The core facts are chilling. Price discovery has migrated from the blockchain to layered derivatives ecosystems: futures, swaps, ETFs, and structured products. Each new layer adds efficiency but also introduces catastrophic points of failure. This centralized concentration of financial power in synthetic instruments creates a single, irresistible target for a coordinated cyber attack.

Experts are sounding alarms in private. One unnamed cybersecurity architect for a major exchange warned, "The infrastructure supporting this derivatives stack is a mosaic of legacy tech and new code. It's a playground for zero-day exploits.

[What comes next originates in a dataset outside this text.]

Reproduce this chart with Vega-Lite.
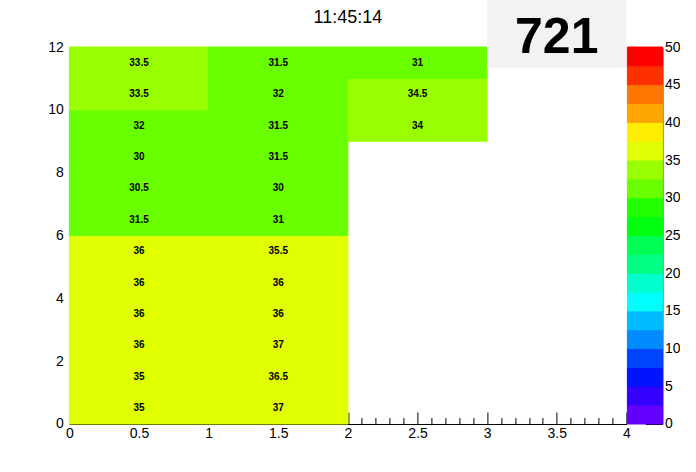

A sophisticated phishing campaign against a prime broker or a ransomware attack on a key clearinghouse could trigger a cascade failure we cannot contain." The very mechanisms praised for bringing institutional capital have created a systemic vulnerability that threatens the entire crypto edifice.

You should care because this isn't abstract finance. Your portfolio's value is now tied to the digital security of entities far removed from Bitcoin's core protocol. A single data breach at a derivatives platform or a successful exploit of a pricing oracle could vaporize liquidity in hours, making a mere market crash look like a minor correction. The blockchain's security is irrelevant if the synthetic towers built upon it are compromised.

My bold prediction is clear: The next major crypto crisis will not stem from a protocol flaw, but from a targeted cybersecurity assault on this very derivatives infrastructure. It won't be a hack of Bitcoin; it will be a paralyzing attack on its shadow financial system.

The market's new engine is its greatest vulnerability.